Bérain also designed for the theatre. By 1674 he had already begun designing costumes for Jean-Baptiste Lully's Opéra, including costumes for dancers in the divertissements. For Lully's 1684 opera Amadis, a tale of chivalric romance, Bérain carried out research into the styles of the Middle Ages and the Renaissance, a historical approach to costume design that was unusual for the time. Besides costume designs for Lully's tragédies en musique, Bérain designed the costumes for Lully's ballets Le triomphe de l'amour (1681) and Le temple de la paix (1685).

In 1680 he additionally took over Carlo Vigarani's work as the designer of the Opéra's stage machinery and scenery, and until 1707 he was in charge of staging all lyric works produced at the Théâtre du Palais-Royal in Paris as well as at the royal residences.

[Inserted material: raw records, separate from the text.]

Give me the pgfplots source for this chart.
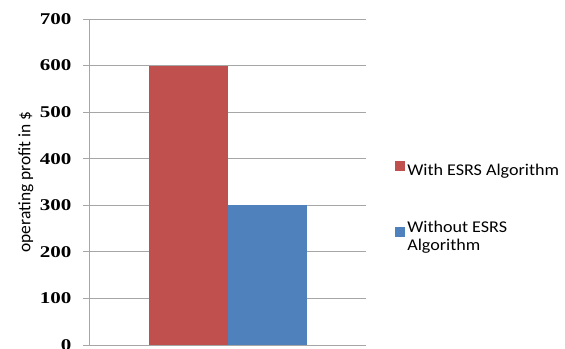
\documentclass[border=0pt]{standalone}
\usepackage{pgfplots}
\pgfplotsset{compat=1.18}
\usepackage{fontspec}
\setmainfont{Liberation Serif}
\newfontfamily\tickfont[FakeStretch=1.28]{Liberation Serif}
\newfontfamily\calib{Carlito}
\newfontfamily\legfont[FakeStretch=1.1]{Carlito}
\definecolor{offred}{HTML}{C0504D}
\definecolor{offblue}{HTML}{4F81BD}
\definecolor{gridgray}{HTML}{A6A6A6}
\begin{document}
\begin{tikzpicture}[x=1bp,y=1bp]
\useasboundingbox (0,0) rectangle (565,348);
\begin{axis}[
  at={(89bp,3bp)}, anchor=south west,
  scale only axis, width=277bp, height=326bp,
  ybar=0pt, bar width=79bp,
  xmin=0, xmax=2, ymin=0, ymax=700,
  ytick={0,100,...,700},
  xtick=\empty,
  axis x line=bottom, axis y line=left,
  axis line style={gridgray, line width=1pt, -},
  ymajorgrids, grid style={gridgray, line width=0.9pt},
  major tick length=6bp,
  y tick style={gridgray, line width=0.9pt},
  tick align=outside,
  yticklabel style={font=\tickfont\fontsize{16.5}{18}\selectfont\bfseries, xshift=-8bp},
  /pgf/number format/assume math mode=true,
  ylabel={operating profit in \$},
  ylabel style={font=\calib\fontsize{17.5}{20}\selectfont, at={(axis description cs:-0.228,0.5)}, anchor=center},
  clip=false,
  legend style={draw=none, at={(1.105,0.564)}, anchor=north west,
    font=\legfont\fontsize{16.5}{18.5}\selectfont, cells={anchor=west, align=left},
    row sep=40bp, inner sep=0pt},
  legend image code/.code={\fill[#1, draw=none] (0bp,-1bp) rectangle (10bp,9bp);},
]
\addplot[fill=offred, draw=none] coordinates {(1,600)};
\addplot[fill=offblue, draw=none] coordinates {(1,300)};
\legend{With ESRS Algorithm, Without ESRS\\Algorithm}
\end{axis}
\end{tikzpicture}
\end{document}
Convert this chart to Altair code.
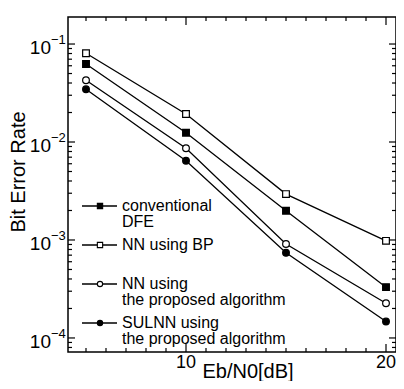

After Lully's death in 1687, he created designs for the earliest opéra-ballets, Pascal Colasse's Les saisons (1695) and André Campra's L'Europe galante (1697). In his set designs Bérain continued using highly symmetrical single-point perspective, following in the footsteps of his Italian predecessors Giacomo Torelli and Vigarani, as well as Giovanni Francesco Grimaldi and Giovanni Burnacini. He never employed the per angolo (oblique) perspective designs that were being tried in Italy by designers such as the Galli-Bibienas.

In 1692 it was Bérain who worked with the Royal Family on the occasion of the marriage of Philippe d'Orléans to the king's illegitimate daughter Françoise-Marie de Bourbon, Mademoiselle de Blois. Bérain designed their jewelled wedding clothes and their private apartments at the Palais-Royal in the Capital.

His numerous designs were for the most part engraved under his own supervision; a collection of them was published in Paris in 1711 by his son-in-law, Jacques Thuret, clockmaker to the king from 1694. There are three books, L'Œuvre de J. Berain, Ornements inventés par J. Berain and Œuvres de J. Berain contenant des ornements d'architecture.`

Désiré Guilmard in Les Maîtres ornemanistes, gives a complete list of his published works.

His son and pupil, Jean Berain the Younger (1678–1726), was born and died in Paris. He exercised the same official functions after his father's death and worked in a very similar taste.